Thursday, July 23, 2009

Why did Big Brother remove paid-for content from Amazon's Kindles?; Guardian, 7/22/09

Bobbie Johnson via Guardian; Why did Big Brother remove paid-for content from Amazon's Kindles?: Kindle users were left seething when Amazon removed paid-for content from their devices, while the Popfly and GeoCities services are to close. How did we lose control of the digital products we use?:

""Amazon offered a product, which I legally purchased, and had in my possession until their electronic burglar stole it from me," said another affected user. "Amazon has no right to go into my Kindle's memory and delete something without my knowledge or permission."

Why were people so offended? Customers weren't really angry about the gadget, or the legality of the booksin question – they were furious with the sleight of hand Amazon performed by secretly removing them from their machines. They were aggrieved because they thought they had bought the books when in fact, it turned out, they were merely renting them.

"We have long been concerned that digital rights management is essentially tricking people," says Cindy Cohn, legal director of the Electronic Frontier Foundation, the campaign group based in San Francisco. "It's creating a situation where people think they've purchased something – in the way you might purchase a pair of shoes, for example. But from the perspective of the seller, and often from the perspective of the law, it's quite a lot less."

Digital wrongs

No wonder Amazon customers were so annoyed: it's as if they walked into a bookshop to pick up a new best-seller, only to discover later that the shop was actually a library and they had to give it back.

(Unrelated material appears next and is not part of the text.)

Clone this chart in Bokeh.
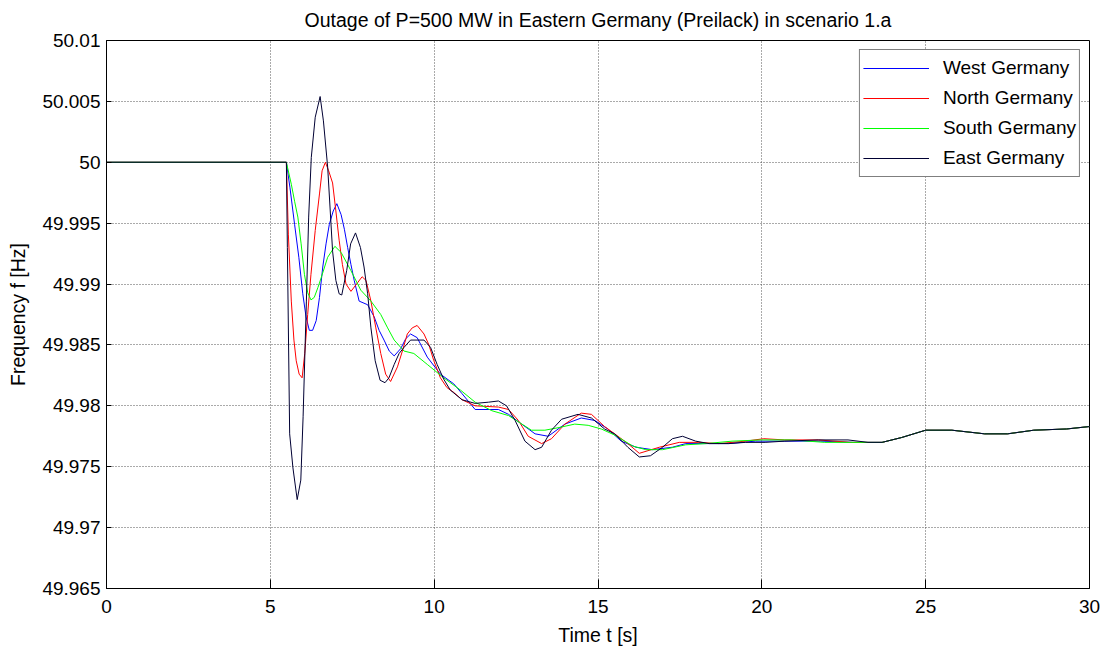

In the past, arguments over these sorts of issues have focused heavily on the use of digital rights management (DRM), the copy protection software that makes it difficult to rip DVDs to your computer, for example, even for personal use.

But the Kindle debacle is more than just book-banning or copyright infringement. There is something even more pernicious going on: not only do these systems restrict your ability to do what you want with your media – they also change the basic DNA of the thing you're purchasing.

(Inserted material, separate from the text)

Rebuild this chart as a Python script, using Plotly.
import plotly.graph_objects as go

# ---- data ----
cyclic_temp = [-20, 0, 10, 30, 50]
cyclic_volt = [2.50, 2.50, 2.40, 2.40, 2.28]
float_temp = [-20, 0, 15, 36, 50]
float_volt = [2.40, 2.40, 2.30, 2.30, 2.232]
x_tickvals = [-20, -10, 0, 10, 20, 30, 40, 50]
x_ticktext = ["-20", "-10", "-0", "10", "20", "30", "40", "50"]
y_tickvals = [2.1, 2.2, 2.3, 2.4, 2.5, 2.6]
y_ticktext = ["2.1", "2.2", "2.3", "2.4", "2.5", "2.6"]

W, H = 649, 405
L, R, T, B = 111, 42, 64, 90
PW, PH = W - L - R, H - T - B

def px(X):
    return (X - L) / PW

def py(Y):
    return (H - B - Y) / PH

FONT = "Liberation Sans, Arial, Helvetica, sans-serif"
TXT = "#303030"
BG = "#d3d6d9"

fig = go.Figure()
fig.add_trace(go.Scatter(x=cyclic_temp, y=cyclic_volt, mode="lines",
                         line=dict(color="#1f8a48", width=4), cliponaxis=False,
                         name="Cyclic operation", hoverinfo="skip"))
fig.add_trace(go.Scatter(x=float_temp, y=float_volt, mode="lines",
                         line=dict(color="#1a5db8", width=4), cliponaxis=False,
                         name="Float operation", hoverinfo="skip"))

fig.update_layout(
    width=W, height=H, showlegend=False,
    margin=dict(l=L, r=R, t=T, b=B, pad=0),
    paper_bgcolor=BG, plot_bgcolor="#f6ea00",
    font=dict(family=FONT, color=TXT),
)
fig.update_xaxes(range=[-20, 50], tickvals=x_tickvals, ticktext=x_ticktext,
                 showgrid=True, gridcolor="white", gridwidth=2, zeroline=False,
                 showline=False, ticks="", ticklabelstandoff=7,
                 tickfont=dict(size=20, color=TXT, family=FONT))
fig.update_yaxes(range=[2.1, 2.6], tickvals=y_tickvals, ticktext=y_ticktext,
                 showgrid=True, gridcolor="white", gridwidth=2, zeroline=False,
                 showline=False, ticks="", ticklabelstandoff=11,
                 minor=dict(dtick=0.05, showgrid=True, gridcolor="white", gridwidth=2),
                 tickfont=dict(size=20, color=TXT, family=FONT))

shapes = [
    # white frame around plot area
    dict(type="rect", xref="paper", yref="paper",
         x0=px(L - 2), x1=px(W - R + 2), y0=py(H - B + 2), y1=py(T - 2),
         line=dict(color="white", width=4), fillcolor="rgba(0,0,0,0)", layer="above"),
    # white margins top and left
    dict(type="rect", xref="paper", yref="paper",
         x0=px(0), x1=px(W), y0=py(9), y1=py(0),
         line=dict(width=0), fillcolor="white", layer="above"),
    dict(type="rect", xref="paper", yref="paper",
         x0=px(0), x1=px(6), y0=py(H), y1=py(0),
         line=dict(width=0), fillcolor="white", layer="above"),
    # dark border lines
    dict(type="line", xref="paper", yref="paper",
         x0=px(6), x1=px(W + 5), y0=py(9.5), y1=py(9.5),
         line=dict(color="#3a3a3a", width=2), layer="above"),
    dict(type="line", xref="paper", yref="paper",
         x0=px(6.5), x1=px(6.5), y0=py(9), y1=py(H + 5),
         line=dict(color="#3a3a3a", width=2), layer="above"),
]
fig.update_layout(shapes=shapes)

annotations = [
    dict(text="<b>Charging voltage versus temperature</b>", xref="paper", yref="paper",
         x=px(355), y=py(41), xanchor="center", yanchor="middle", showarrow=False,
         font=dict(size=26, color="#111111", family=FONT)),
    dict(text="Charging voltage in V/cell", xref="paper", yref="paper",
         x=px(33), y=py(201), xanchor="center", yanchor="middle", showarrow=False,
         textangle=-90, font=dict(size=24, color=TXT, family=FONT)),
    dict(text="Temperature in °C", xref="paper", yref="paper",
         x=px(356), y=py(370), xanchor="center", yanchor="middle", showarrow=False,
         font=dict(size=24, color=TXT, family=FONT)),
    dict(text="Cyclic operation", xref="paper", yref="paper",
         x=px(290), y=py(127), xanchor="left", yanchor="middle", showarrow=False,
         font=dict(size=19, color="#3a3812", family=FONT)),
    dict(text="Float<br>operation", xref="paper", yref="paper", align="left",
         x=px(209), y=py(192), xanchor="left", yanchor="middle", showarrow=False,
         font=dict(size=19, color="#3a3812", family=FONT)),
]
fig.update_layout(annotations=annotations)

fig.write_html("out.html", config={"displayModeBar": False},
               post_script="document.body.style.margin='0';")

So what exactly are we buying into these days?

"If you think of a book as a piece of data, the idea that you own it but then it can be zapped or taken away at any time – I think that's extremely counter-intuitive," says Jonathan Zittrain, professor of internet law at Harvard Law School, who has been watching the situation closely. "Yet it's the way the architecture can work, unless we build in protections."

In his 2008 book The Future of the Internet and How to Stop It, Zittrain warned that devices to store data and code are increasingly becoming information appliances that are controlled by the manufacturer, not the user – precisely the situation the Kindle has presented...

Ed Felten, professor of computer science at Princeton University, says the problem is a "lack of transparency".

"If customers had known this sort of thing were possible, they would have spoken up against it," he wrote on his blog, Freedom to Tinker."